» Job
Reproduce each of the lines word for word.
** Start of Entries provided **
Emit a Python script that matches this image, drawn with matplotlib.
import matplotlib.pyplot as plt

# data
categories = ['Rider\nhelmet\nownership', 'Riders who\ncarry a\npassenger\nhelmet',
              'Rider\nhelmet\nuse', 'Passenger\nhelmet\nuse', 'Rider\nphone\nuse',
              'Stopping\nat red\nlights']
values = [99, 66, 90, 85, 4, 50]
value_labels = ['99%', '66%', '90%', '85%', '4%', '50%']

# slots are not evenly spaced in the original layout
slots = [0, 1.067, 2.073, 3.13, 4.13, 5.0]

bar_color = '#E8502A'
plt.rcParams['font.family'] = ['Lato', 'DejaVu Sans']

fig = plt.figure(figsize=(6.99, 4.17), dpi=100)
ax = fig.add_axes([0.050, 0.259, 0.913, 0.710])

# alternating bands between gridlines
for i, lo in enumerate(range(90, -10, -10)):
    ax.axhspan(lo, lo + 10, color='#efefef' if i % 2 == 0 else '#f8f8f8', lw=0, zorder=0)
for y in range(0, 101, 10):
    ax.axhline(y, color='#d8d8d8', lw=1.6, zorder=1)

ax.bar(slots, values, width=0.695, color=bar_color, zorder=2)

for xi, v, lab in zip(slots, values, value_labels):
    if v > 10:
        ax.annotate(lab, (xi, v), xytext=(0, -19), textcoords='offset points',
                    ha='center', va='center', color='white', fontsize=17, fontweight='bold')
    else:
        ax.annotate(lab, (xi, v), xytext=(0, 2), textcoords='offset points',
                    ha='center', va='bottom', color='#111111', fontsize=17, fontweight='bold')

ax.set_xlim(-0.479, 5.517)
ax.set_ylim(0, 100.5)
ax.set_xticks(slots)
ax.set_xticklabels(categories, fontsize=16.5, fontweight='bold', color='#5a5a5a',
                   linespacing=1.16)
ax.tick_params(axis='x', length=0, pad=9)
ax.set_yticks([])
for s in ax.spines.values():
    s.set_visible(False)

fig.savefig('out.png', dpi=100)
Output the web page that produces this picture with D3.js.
** End of Entries provided **
» Written answer
Emit a Python script that matches this image, drawn with matplotlib.
import matplotlib.pyplot as plt

# data
categories = ['Rider\nhelmet\nownership', 'Riders who\ncarry a\npassenger\nhelmet',
              'Rider\nhelmet\nuse', 'Passenger\nhelmet\nuse', 'Rider\nphone\nuse',
              'Stopping\nat red\nlights']
values = [99, 66, 90, 85, 4, 50]
value_labels = ['99%', '66%', '90%', '85%', '4%', '50%']

# slots are not evenly spaced in the original layout
slots = [0, 1.067, 2.073, 3.13, 4.13, 5.0]

bar_color = '#E8502A'
plt.rcParams['font.family'] = ['Lato', 'DejaVu Sans']

fig = plt.figure(figsize=(6.99, 4.17), dpi=100)
ax = fig.add_axes([0.050, 0.259, 0.913, 0.710])

# alternating bands between gridlines
for i, lo in enumerate(range(90, -10, -10)):
    ax.axhspan(lo, lo + 10, color='#efefef' if i % 2 == 0 else '#f8f8f8', lw=0, zorder=0)
for y in range(0, 101, 10):
    ax.axhline(y, color='#d8d8d8', lw=1.6, zorder=1)

ax.bar(slots, values, width=0.695, color=bar_color, zorder=2)

for xi, v, lab in zip(slots, values, value_labels):
    if v > 10:
        ax.annotate(lab, (xi, v), xytext=(0, -19), textcoords='offset points',
                    ha='center', va='center', color='white', fontsize=17, fontweight='bold')
    else:
        ax.annotate(lab, (xi, v), xytext=(0, 2), textcoords='offset points',
                    ha='center', va='bottom', color='#111111', fontsize=17, fontweight='bold')

ax.set_xlim(-0.479, 5.517)
ax.set_ylim(0, 100.5)
ax.set_xticks(slots)
ax.set_xticklabels(categories, fontsize=16.5, fontweight='bold', color='#5a5a5a',
                   linespacing=1.16)
ax.tick_params(axis='x', length=0, pad=9)
ax.set_yticks([])
for s in ax.spines.values():
    s.set_visible(False)

fig.savefig('out.png', dpi=100)
Output the web page that produces this picture with D3.js.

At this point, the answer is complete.